The 365 Commitment

Optimized Fat Metabolism

I met this person named Peter Defty, who seems to have coined this concept called Optimized Fat Metabolism, or OFM. He introduced me into the science behind what I had already learned empirically for myself. The human body only has around 2000 calories of glycogen reserves at any given time. Unless that is replenished, it will burn quickly. The body will find every little molecule left wherever it is hiding. Blood stream, intestinal tract, kidneys, liver and muscle tissue. A body that is accustomed to supplying the brain and muscles with glycogen, will continue to want to use that source and will fatigue very rapidly when that fails. During high intensity training, such as running, the body will run out of this fuel source after about 2.5 hours or so. For long distance running, this is no bueno. Marathon runners talk about the wall, which is usually when the average runner hits this 2.5 or 3 hour mark. High performance athletes will complete a marathon in under this time frame and therefore avoid this concern, but for normal humans running out of glycogen stores is a big issue. Now we try to come up with ways to replenish this during the activity. People will load up on carbs ahead of time. Perhaps push that 2000 calorie limit to something like 2500. They will also eat sugary gel packets or drinks. The body might be able to digest some simple sugars fast enough, but usually not. Even a well trained body will not be able to restore the glycogen levels in the blood stream faster than the body burns it during high intensity exercise.
I discovered that the human body could and would actually supply the muscles with another source of energy when pushed to do so. This does not happen at the flip of a switch, it takes about 2 – 3 weeks of the body burning fat as a primary source of energy for it to get used to the idea of supplying the brain and muscles with fat as the primary source of energy. You see the human body does not discriminate, any source of energy that is burnable can and will be used to supply the mitochondria in your cells with energy, assuming it has enough electrolytes and water to aid in the transportation process. A trained body, or a body tuned to burn fat (OFM) will use fat store reserve to sustain intense training. I discovered this by accident one day. I was doing a long term fast, but I also had a commitment to run everyday for a year. So I decided to run, but just really slowly while fasting. However, the 3rd or 4th day, I discovered that suddenly I could run with energy. In fact, I could run a long time. What had happened is that my body switched to burning fat as the primary source, was trained to do so, and now I had an abundant supply. Whereas I had little to no glycogen reserves, I had massive stores of fat cells.

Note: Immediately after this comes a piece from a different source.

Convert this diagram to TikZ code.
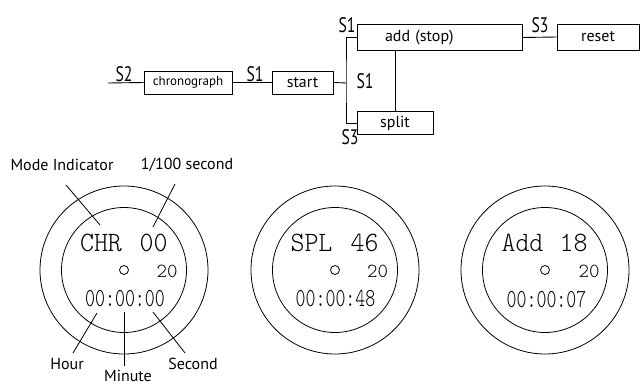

Most people have around 15 – 20% body fat. Even a highly trained athlete will have around 10%. This means that there should be plenty of energy source to sustain muscle use and for a prolonged period of time!

So when I started to run long distances, as long as my body was in a Optimized Fat Metabolism state, then I could go on for a long period of time without fatigue from lack of energy. Muscle fatigue caused by lactic acid build up is another story. I got nervous before my first marathon and started to believe the advertisements that I needed to have glycogen packets with me, and so I did. A few weeks before the marathon I started training with sugary gels to get my stomach used to it. That worked ok, but I had a significant problem. During the actual race, I went to fast, I burned the glycogen stores faster then I could replenish them. I started feeling sick and did not want to eat the gel packs. As a consequence, I really did run out of energy about mile 21, 3 hours into the race. I bonked. I finished, but it took me almost an hour to finish the last 5 miles.

During training months previous, I had ran 30 mile distance training easily with no glycogen packets. In fact there were days that I would just run, forgetting to bring anything but water. I was in a OFM state, and I could handle it. No GI issues, no bonking, just dealing with muscle fatigue. There really is something to Mr. Defty’s idea of a body designed to burn fat during high intensity exercise.